A study of the routing and spectrum allocation in spectrum-sliced Elastic Optical Path networks

Abstract

In OFDM-based optical networks, multiple subcarriers can be allocated to accommodate various size of traffic demands. By using the multi-carrier modulation technique, subcarriers for the same node-pair can be overlapping in the spectrum domain. Compared to the traditional wavelength routed networks (WRNs), the OFDM-based Spectrum-sliced Elastic Optical Path (SLICE) network has higher spectrum efficiency due to its finer granularity and frequency-resource saving.
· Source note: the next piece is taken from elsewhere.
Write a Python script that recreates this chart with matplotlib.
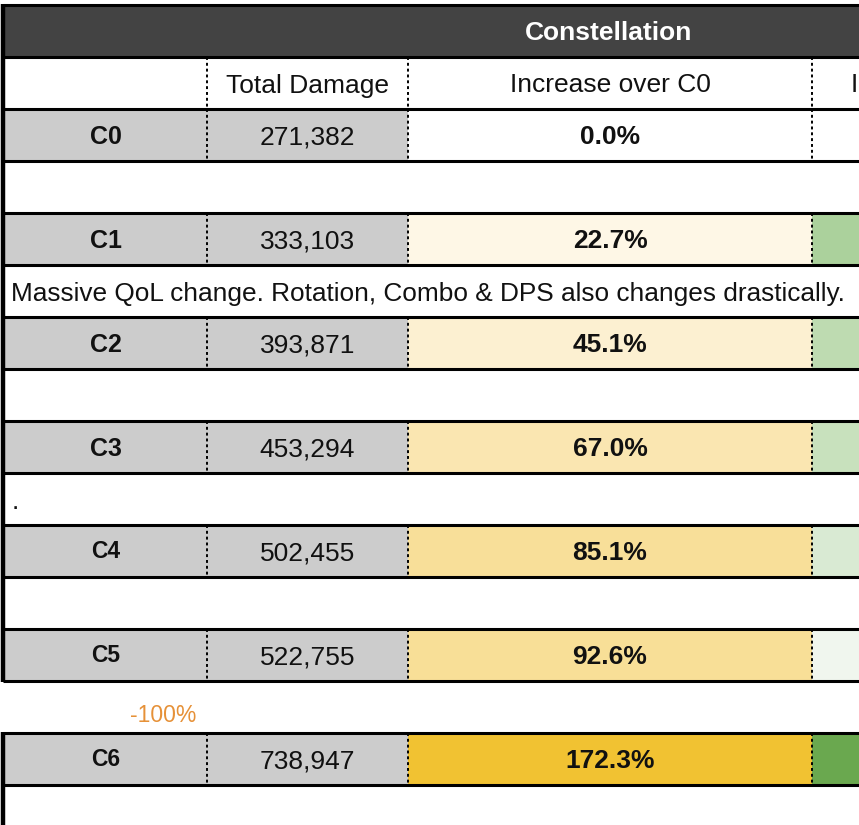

In this work, for the first time, we comprehensively study the routing and spectrum allocation (RSA) problem in the SLICE network. After proving the NP-hardness of the static RSA problem, we formulate the RSA problem using the Integer Linear Programming (ILP) formulations to optimally minimize the maximum number of sub-carriers required on any fiber of a SLICE network. We then analyze the lower/upper bounds for the sub-carrier number in a network with general or specific topology. We also propose two efficient algorithms, namely, balanced load spectrum allocation (BLSA) algorithm and shortest path with maximum spectrum reuse (SPSR) algorithm to minimize the required sub-carrier number in a SLICE network. The results show that the proposed algorithms can match the analysis and approximate the optimal solutions using the ILP model.